--- begin Data supplied ---

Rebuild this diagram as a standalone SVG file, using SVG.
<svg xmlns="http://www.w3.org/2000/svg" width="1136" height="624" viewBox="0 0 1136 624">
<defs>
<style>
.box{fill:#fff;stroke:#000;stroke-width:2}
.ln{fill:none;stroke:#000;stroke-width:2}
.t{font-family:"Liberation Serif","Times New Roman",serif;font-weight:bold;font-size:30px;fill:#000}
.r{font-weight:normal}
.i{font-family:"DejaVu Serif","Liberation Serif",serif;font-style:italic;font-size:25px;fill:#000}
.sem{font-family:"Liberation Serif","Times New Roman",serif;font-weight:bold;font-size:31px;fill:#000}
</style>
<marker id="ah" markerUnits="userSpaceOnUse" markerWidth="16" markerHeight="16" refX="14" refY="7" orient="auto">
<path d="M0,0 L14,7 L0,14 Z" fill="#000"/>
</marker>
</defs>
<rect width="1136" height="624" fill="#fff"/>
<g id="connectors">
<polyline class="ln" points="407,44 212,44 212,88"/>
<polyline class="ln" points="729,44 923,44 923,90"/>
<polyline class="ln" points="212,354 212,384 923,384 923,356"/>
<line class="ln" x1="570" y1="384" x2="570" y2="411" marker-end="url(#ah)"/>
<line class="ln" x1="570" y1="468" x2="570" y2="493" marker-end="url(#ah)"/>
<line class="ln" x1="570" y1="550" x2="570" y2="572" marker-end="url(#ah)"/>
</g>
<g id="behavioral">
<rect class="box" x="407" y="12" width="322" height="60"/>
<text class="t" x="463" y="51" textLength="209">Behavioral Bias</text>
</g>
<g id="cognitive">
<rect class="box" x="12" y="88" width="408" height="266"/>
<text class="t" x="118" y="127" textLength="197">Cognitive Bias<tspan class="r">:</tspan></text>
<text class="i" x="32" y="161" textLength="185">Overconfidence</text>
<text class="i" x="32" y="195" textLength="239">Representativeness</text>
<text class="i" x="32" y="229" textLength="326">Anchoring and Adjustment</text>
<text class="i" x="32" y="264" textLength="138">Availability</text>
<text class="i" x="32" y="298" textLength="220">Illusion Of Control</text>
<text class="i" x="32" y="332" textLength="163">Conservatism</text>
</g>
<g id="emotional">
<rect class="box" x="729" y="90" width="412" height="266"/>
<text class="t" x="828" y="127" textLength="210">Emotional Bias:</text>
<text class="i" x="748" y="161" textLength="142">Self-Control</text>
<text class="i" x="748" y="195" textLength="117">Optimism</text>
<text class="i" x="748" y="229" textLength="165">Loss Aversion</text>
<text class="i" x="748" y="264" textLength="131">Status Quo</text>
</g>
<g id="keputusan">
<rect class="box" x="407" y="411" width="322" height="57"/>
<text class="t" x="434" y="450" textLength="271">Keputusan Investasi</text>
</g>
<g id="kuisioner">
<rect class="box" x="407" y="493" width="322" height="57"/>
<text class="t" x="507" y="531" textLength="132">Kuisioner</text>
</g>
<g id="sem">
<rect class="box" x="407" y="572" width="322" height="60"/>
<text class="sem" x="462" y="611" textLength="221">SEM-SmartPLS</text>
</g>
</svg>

--- end Data supplied ---
--- begin Data supplied ---

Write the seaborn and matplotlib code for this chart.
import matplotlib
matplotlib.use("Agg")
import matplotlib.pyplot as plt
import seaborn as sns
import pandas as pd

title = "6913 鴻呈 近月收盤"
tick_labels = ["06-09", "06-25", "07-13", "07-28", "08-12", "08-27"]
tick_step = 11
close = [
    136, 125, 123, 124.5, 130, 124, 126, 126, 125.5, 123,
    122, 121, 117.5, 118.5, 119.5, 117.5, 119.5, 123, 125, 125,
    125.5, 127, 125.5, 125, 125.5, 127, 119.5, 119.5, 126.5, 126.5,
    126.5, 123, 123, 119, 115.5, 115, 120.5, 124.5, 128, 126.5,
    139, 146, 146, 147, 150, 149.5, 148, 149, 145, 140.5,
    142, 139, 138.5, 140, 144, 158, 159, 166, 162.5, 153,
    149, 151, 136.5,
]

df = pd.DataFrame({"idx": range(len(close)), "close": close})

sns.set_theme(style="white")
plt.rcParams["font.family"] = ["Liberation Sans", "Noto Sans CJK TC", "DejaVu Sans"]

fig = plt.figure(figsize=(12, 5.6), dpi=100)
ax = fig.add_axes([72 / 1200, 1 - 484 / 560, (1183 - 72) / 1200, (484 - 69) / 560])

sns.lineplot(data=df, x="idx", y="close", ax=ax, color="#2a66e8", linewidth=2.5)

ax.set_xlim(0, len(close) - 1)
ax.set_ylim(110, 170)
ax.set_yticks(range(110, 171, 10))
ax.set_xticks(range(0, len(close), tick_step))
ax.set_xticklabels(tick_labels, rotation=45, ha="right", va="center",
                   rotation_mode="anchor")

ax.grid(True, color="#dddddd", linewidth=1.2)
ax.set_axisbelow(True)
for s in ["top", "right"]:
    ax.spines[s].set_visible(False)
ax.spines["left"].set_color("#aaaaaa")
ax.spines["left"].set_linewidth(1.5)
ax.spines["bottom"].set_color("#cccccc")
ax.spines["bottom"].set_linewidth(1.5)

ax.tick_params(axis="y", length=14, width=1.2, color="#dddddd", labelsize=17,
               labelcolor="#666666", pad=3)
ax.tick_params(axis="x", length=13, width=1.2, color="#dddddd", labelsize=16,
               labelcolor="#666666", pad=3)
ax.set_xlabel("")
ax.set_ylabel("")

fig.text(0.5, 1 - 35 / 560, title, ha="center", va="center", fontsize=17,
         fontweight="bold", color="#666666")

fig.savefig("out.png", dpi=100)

--- end Data supplied ---

[Stated exercise] Search the preceding listing for the word "this" and pull out every line that holds it.

[Task output]
Rebuild this diagram as a standalone SVG file, using SVG.
Write the seaborn and matplotlib code for this chart.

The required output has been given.